══ DATA SEGMENT

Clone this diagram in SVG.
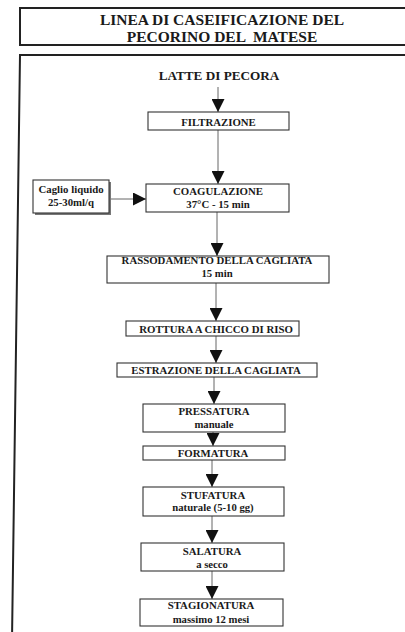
<svg xmlns="http://www.w3.org/2000/svg" width="405" height="632" viewBox="0 0 405 632">
<defs>
<style>
text{font-family:"Liberation Serif","Times New Roman",serif;font-weight:bold;fill:#1a1a1a;text-anchor:middle}
.t{font-size:15.5px}
.h{font-size:13.2px}
.b{font-size:10.8px}
.s{font-size:10.7px}
.box{fill:#fff;stroke:#333;stroke-width:1.1}
.frame{fill:none;stroke:#222;stroke-width:2}
.c{stroke:#666;stroke-width:1;fill:none;marker-end:url(#ah)}
</style>
<marker id="ah" viewBox="0 0 14 14" refX="14" refY="7" markerWidth="14" markerHeight="13" orient="auto" markerUnits="userSpaceOnUse">
<path d="M0,0 L14,7 L0,14 z" fill="#111"/>
</marker>
</defs>
<rect width="405" height="632" fill="#fff"/>
<g id="title">
<path class="frame" d="M410,8 L20,8 L20,45 L410,45"/>
<text class="t" x="222" y="25">LINEA DI CASEIFICAZIONE DEL</text>
<text class="t" x="222" y="42" xml:space="preserve">PECORINO DEL  MATESE</text>
</g>
<g id="frame">
<path class="frame" d="M410,55 L20,55 L12,640"/>
</g>
<g id="connectors">
<line class="c" x1="218" y1="87" x2="218" y2="112"/>
<line class="c" x1="218" y1="130" x2="218" y2="184"/>
<line class="c" x1="109" y1="199" x2="146" y2="199"/>
<line class="c" x1="217" y1="212" x2="217" y2="256"/>
<line class="c" x1="216" y1="283" x2="216" y2="321"/>
<line class="c" x1="216" y1="336" x2="216" y2="363"/>
<line class="c" x1="214" y1="377" x2="214" y2="404"/>
<line class="c" x1="213" y1="432" x2="213" y2="446"/>
<line class="c" x1="212" y1="460" x2="212" y2="487"/>
<line class="c" x1="212" y1="516" x2="212" y2="543"/>
<line class="c" x1="212" y1="571" x2="212" y2="599"/>
</g>
<g id="latte">
<text class="h" x="219" y="80">LATTE DI PECORA</text>
</g>
<g id="filtrazione">
<rect class="box" x="148" y="112" width="141" height="18"/>
<text class="b" x="218.5" y="126">FILTRAZIONE</text>
</g>
<g id="caglio">
<rect x="35" y="182" width="76" height="33" fill="#777"/>
<rect class="box" x="33" y="180" width="76" height="33"/>
<text class="b" x="71" y="192.5">Caglio liquido</text>
<text class="b" x="71" y="205.5">25-30ml/q</text>
</g>
<g id="coagulazione">
<rect class="box" x="146" y="184" width="143" height="28"/>
<text class="b" x="218" y="195">COAGULAZIONE</text>
<text class="b" x="218" y="207.5">37°C - 15 min</text>
</g>
<g id="rassodamento">
<rect class="box" x="107" y="256" width="222" height="27"/>
<text class="b" x="217" y="263.5">RASSODAMENTO DELLA CAGLIATA</text>
<text class="s" x="217" y="276.5">15 min</text>
</g>
<g id="rottura">
<rect class="box" x="126" y="321" width="173" height="15"/>
<text class="b" x="216" y="332.5">ROTTURA A CHICCO DI RISO</text>
</g>
<g id="estrazione">
<rect class="box" x="117" y="363" width="200" height="14"/>
<text class="b" x="216" y="373.5">ESTRAZIONE DELLA CAGLIATA</text>
</g>
<g id="pressatura">
<rect class="box" x="143" y="404" width="142" height="28"/>
<text class="b" x="214" y="414.5">PRESSATURA</text>
<text class="s" x="214" y="427.5">manuale</text>
</g>
<g id="formatura">
<rect class="box" x="143" y="446" width="142" height="14"/>
<text class="b" x="213" y="456.5">FORMATURA</text>
</g>
<g id="stufatura">
<rect class="box" x="143" y="487" width="141" height="29"/>
<text class="b" x="213" y="498.5">STUFATURA</text>
<text class="s" x="213" y="511">naturale (5-10 gg)</text>
</g>
<g id="salatura">
<rect class="box" x="141" y="543" width="143" height="28"/>
<text class="b" x="212" y="554.5">SALATURA</text>
<text class="s" x="212" y="567.5">a secco</text>
</g>
<g id="stagionatura">
<rect class="box" x="140" y="599" width="143" height="27"/>
<text class="b" x="211" y="609">STAGIONATURA</text>
<text class="s" x="211" y="622.5">massimo 12 mesi</text>
</g>
</svg>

════

TASK DETAILS — The listing above needs to be output again exactly. Don't include the pictures.

TASK RESPONSE —
Clone this diagram in SVG.
<svg xmlns="http://www.w3.org/2000/svg" width="405" height="632" viewBox="0 0 405 632">
<defs>
<style>
text{font-family:"Liberation Serif","Times New Roman",serif;font-weight:bold;fill:#1a1a1a;text-anchor:middle}
.t{font-size:15.5px}
.h{font-size:13.2px}
.b{font-size:10.8px}
.s{font-size:10.7px}
.box{fill:#fff;stroke:#333;stroke-width:1.1}
.frame{fill:none;stroke:#222;stroke-width:2}
.c{stroke:#666;stroke-width:1;fill:none;marker-end:url(#ah)}
</style>
<marker id="ah" viewBox="0 0 14 14" refX="14" refY="7" markerWidth="14" markerHeight="13" orient="auto" markerUnits="userSpaceOnUse">
<path d="M0,0 L14,7 L0,14 z" fill="#111"/>
</marker>
</defs>
<rect width="405" height="632" fill="#fff"/>
<g id="title">
<path class="frame" d="M410,8 L20,8 L20,45 L410,45"/>
<text class="t" x="222" y="25">LINEA DI CASEIFICAZIONE DEL</text>
<text class="t" x="222" y="42" xml:space="preserve">PECORINO DEL  MATESE</text>
</g>
<g id="frame">
<path class="frame" d="M410,55 L20,55 L12,640"/>
</g>
<g id="connectors">
<line class="c" x1="218" y1="87" x2="218" y2="112"/>
<line class="c" x1="218" y1="130" x2="218" y2="184"/>
<line class="c" x1="109" y1="199" x2="146" y2="199"/>
<line class="c" x1="217" y1="212" x2="217" y2="256"/>
<line class="c" x1="216" y1="283" x2="216" y2="321"/>
<line class="c" x1="216" y1="336" x2="216" y2="363"/>
<line class="c" x1="214" y1="377" x2="214" y2="404"/>
<line class="c" x1="213" y1="432" x2="213" y2="446"/>
<line class="c" x1="212" y1="460" x2="212" y2="487"/>
<line class="c" x1="212" y1="516" x2="212" y2="543"/>
<line class="c" x1="212" y1="571" x2="212" y2="599"/>
</g>
<g id="latte">
<text class="h" x="219" y="80">LATTE DI PECORA</text>
</g>
<g id="filtrazione">
<rect class="box" x="148" y="112" width="141" height="18"/>
<text class="b" x="218.5" y="126">FILTRAZIONE</text>
</g>
<g id="caglio">
<rect x="35" y="182" width="76" height="33" fill="#777"/>
<rect class="box" x="33" y="180" width="76" height="33"/>
<text class="b" x="71" y="192.5">Caglio liquido</text>
<text class="b" x="71" y="205.5">25-30ml/q</text>
</g>
<g id="coagulazione">
<rect class="box" x="146" y="184" width="143" height="28"/>
<text class="b" x="218" y="195">COAGULAZIONE</text>
<text class="b" x="218" y="207.5">37°C - 15 min</text>
</g>
<g id="rassodamento">
<rect class="box" x="107" y="256" width="222" height="27"/>
<text class="b" x="217" y="263.5">RASSODAMENTO DELLA CAGLIATA</text>
<text class="s" x="217" y="276.5">15 min</text>
</g>
<g id="rottura">
<rect class="box" x="126" y="321" width="173" height="15"/>
<text class="b" x="216" y="332.5">ROTTURA A CHICCO DI RISO</text>
</g>
<g id="estrazione">
<rect class="box" x="117" y="363" width="200" height="14"/>
<text class="b" x="216" y="373.5">ESTRAZIONE DELLA CAGLIATA</text>
</g>
<g id="pressatura">
<rect class="box" x="143" y="404" width="142" height="28"/>
<text class="b" x="214" y="414.5">PRESSATURA</text>
<text class="s" x="214" y="427.5">manuale</text>
</g>
<g id="formatura">
<rect class="box" x="143" y="446" width="142" height="14"/>
<text class="b" x="213" y="456.5">FORMATURA</text>
</g>
<g id="stufatura">
<rect class="box" x="143" y="487" width="141" height="29"/>
<text class="b" x="213" y="498.5">STUFATURA</text>
<text class="s" x="213" y="511">naturale (5-10 gg)</text>
</g>
<g id="salatura">
<rect class="box" x="141" y="543" width="143" height="28"/>
<text class="b" x="212" y="554.5">SALATURA</text>
<text class="s" x="212" y="567.5">a secco</text>
</g>
<g id="stagionatura">
<rect class="box" x="140" y="599" width="143" height="27"/>
<text class="b" x="211" y="609">STAGIONATURA</text>
<text class="s" x="211" y="622.5">massimo 12 mesi</text>
</g>
</svg>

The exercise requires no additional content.